The main objectives of the simpatix project are to a) develop methods for the construction of structured, process-oriented case representations from large data sets including unstructured documents; b) research algorithms for process-enhanced similarity search over richly annotated case collections; and to c) design and implement a generic repository to store process-enhanced case collections that allows scalable, effective similarity search. The work programme consists of 5 work packages.

WP1: Information Extraction.

The first work package targets information extraction from EHR and accompanying documents. Relevant entities will be recognized and normalized to common medical ontological identifiers by building as much as possible on existing tools for clinical information extraction. Confidence levels will be included with the annotations to represent uncertainties about the chosen identifiers.

WP2: Construction of Structured Case Representations.

The second work package focuses on the systematic construction of structured case representations from the given document collections based on the documents’ temporal alignment. Several sources of information will be used, including document metadata, data and time data extracted from documents, and clinical guidelines as skeleton process templates. An intermediate evaluation with medical professionals will assess the level of correctness and consistency of the representations constructed in this WP with the corresponding annotated cases.

WP3: Similarity of Richly Annotated Structured Cases.

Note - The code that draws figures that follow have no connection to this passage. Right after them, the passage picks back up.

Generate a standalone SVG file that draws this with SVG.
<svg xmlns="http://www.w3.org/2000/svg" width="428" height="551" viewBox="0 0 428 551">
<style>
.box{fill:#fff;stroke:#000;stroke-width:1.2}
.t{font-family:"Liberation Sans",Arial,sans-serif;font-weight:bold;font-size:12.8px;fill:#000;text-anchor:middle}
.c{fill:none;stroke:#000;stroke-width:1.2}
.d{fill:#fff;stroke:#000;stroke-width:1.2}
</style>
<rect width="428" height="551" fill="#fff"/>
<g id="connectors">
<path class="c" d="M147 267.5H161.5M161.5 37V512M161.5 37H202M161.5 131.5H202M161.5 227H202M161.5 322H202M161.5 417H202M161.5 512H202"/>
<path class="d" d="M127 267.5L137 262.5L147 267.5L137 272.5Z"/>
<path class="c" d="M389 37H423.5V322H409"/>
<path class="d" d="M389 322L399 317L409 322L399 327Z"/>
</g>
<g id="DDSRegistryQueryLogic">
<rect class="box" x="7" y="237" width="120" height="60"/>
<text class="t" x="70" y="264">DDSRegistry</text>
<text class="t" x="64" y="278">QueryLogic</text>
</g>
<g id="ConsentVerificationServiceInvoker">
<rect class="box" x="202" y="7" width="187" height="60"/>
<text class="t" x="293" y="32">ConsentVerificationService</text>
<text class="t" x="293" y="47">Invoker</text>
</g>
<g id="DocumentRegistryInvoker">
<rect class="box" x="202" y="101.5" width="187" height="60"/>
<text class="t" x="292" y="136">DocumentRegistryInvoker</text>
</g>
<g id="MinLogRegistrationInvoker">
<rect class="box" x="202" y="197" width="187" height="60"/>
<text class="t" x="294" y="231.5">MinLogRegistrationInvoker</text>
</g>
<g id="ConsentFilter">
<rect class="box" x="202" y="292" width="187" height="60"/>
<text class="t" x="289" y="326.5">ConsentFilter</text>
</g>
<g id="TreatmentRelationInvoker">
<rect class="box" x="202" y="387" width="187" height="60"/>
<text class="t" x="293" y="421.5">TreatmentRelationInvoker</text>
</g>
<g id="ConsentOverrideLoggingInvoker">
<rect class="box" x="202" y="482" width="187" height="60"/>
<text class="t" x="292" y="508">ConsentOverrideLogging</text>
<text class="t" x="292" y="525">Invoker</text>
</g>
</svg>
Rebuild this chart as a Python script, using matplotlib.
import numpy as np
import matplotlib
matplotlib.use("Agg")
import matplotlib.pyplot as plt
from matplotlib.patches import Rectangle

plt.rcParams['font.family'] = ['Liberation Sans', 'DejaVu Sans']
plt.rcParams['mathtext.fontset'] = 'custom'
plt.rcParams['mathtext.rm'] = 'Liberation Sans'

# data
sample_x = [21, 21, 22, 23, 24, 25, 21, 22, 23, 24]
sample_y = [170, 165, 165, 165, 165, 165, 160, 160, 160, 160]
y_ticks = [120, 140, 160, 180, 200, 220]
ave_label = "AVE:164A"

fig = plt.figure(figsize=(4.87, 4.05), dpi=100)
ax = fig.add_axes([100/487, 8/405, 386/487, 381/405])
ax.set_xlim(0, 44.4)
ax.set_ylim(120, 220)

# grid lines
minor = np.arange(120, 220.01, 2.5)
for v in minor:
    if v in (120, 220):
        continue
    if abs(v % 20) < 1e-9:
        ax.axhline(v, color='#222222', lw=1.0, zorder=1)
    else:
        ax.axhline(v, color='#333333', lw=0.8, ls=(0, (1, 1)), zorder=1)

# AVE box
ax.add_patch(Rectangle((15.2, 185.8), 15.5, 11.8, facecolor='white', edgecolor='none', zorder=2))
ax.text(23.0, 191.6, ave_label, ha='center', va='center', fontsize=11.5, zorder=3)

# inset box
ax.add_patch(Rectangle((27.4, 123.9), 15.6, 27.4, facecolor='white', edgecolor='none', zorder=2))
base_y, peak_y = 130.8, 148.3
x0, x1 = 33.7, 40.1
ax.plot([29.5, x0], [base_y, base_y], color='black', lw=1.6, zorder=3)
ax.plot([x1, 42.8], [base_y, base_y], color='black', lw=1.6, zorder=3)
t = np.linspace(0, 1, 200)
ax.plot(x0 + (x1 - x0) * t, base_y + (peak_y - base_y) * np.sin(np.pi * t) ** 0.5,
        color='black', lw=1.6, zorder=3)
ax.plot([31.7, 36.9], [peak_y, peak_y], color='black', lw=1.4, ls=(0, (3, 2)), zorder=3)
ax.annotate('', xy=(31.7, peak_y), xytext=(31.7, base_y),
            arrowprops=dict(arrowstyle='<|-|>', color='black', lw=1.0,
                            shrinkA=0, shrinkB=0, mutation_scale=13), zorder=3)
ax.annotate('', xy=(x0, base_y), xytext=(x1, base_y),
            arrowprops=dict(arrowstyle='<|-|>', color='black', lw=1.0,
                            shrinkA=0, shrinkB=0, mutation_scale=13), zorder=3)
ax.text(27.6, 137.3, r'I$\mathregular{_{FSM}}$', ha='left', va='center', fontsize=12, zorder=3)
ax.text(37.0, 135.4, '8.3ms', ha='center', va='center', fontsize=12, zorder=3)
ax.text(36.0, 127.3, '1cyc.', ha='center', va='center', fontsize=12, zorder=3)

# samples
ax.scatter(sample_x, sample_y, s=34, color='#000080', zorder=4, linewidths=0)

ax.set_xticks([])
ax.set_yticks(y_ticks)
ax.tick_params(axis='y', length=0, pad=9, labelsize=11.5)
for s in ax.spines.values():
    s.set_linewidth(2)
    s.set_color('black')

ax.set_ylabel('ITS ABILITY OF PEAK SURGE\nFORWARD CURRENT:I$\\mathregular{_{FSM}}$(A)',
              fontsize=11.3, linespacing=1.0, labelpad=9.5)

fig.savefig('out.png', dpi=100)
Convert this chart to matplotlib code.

Once a set of medical case representations are available and approved, methods of assessing the similarity of the collected medical cases will be studied. The patients’ medical cases will be represented as time-structured processes of annotated events created in WP2,  accompanied by time-invariate data such as the patient’s age or genetic profile, where available. Assessment of similarity will then consider four levels: the level of whole patient cases including static data and process information, the level of whole or partial processes, the level of single events (within each process), and the level of different entity types and their values (annotating each event). To resolve inter-event causalities, we will investigate aligning our automatically extracted cases to processes manually created from clinical guidelines.

WP4: Case Repository.

A repository framework will be designed and implemented to allow efficient retrieval of cases using different similarity measures. Research questions encompass the definition of a suitable storage format and similarity-indexing algorithm; furthermore, we will implement an interface to allow retrieval and display of the stored cases. For easy setup and maintenance, we plan to use existing applications and libraries as much as possible.

WP5: Evaluation.

Evaluation of the similarity measures proposed in WP4 will be done with the medical experts cooperating on the project. This evaluation will specifically target the use case of decision support: For a given case, find the k most similar patients for which data is available beyond the current point of care of the query case.